I agree with most of what Ronen is saying here, but I don’t think that this fundamentally means that cable TV delivery is going to go away. There’s plenty of room in the market for both the Internet and Cable. They serve different niches. Sure some of the same content can flow from both, but as with Radio and TV, there will be some loss of mindshare and viewing time in the TV/Cable realm, but I think the two will continue to coexist for the foreseeable future.
Cuban, paraphrasing the NetFlix blog: “Lets see, 3 PCs at home that I want to backup , dang, its midnight when my backups start and its right when i wanted to watch something online..thank goodness my TV doesn’t have this problem”
That’s a red herring. The fact is that any sensible backup system would be capable of trickling your content to the backup server. In reality most people don’t do cloud backups anyway, and instead backup to local network storage, or a disk connected to the same machine. In both cases, there won’t be any competition for bandwidth.
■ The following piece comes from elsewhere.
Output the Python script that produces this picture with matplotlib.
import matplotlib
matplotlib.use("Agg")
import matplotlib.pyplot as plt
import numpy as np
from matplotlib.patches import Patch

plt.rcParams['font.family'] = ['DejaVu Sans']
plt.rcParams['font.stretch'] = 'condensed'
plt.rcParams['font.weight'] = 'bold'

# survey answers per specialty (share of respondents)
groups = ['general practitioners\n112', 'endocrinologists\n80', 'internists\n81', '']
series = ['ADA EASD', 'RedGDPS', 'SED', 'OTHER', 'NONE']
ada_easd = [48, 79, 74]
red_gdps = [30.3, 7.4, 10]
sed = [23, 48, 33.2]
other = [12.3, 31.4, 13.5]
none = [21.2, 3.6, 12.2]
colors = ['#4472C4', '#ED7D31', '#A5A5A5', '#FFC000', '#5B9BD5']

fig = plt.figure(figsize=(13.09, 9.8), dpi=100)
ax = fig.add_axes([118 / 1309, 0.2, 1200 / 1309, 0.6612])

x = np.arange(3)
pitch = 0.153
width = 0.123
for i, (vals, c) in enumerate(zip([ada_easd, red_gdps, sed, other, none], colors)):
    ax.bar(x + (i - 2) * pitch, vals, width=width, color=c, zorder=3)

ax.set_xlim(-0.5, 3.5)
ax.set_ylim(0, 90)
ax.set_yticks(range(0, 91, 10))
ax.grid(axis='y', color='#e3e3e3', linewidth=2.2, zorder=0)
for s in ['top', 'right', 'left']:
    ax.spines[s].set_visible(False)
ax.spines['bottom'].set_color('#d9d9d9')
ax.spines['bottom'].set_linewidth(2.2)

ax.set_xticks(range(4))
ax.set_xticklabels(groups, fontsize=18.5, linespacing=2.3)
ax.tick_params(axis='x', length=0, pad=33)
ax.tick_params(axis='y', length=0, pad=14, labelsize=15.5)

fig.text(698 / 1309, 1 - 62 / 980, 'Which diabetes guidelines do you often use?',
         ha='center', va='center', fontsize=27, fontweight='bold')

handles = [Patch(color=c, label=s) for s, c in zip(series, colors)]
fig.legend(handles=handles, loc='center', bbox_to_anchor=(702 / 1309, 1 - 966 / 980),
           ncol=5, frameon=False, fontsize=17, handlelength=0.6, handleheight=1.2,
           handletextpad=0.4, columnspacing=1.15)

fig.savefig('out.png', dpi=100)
The way I read the tea-leaves, most people will be moving away from an explicit backup model anyway in the next few years. Instead, people will rely on having multiple mirrors of their content, spread out over the multiple machines they own, their online storage from their ISP or one of the gorillas like MSFT, Apple or Google, or some other computer(s) where they have an account. This is actually a very robust system, and doesn’t require any training nor a disciplined backup regimen.
If a machine dies or needs to be wiped, just log on again and everything reappears by magic, from the cloud, over P2P, or whatever combination, depending on what endpoint(s) are online at the time.
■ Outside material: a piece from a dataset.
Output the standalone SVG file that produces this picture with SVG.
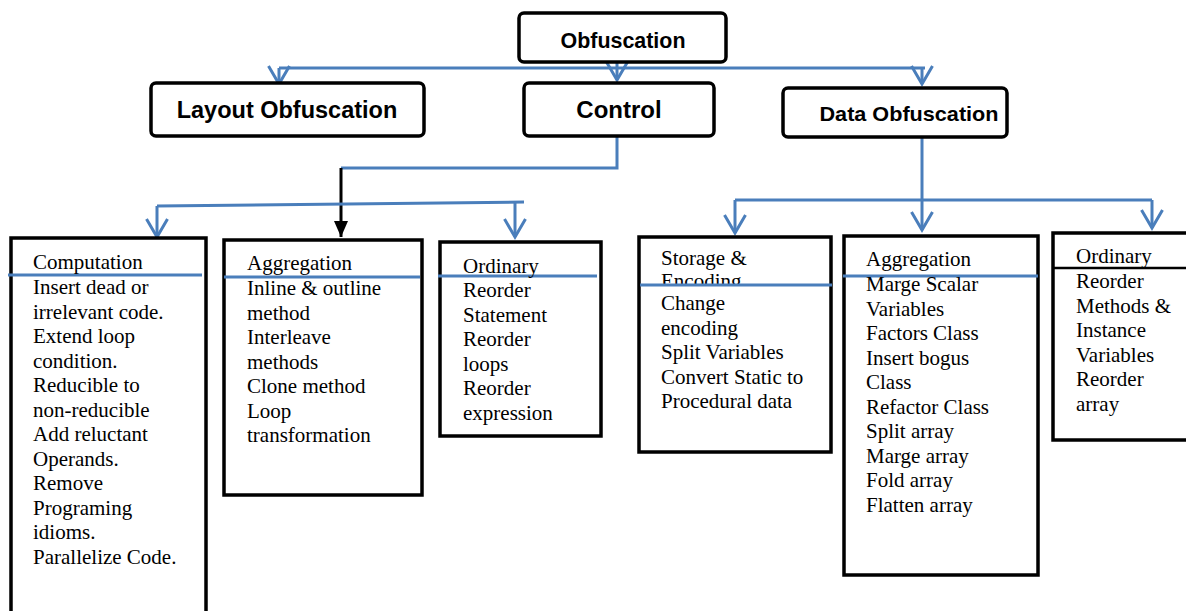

Anyway, it’s an interesting debate, but to a certain extent they’re both tilting at windmills. The real question is the same one it always is: Who will pay for the content to be created? That’s the one that Boxee, Hulu, Comcast, NBC, and everyone else will need to keep answering. This as users become progressively more and more disillusioned with the amount of noise they have to weed through, before they can find something to watch that they can actually stomach.
It’s the same question that the music industry was faced with when mp3’s and Napster first hit the scene, and which they failed to answer.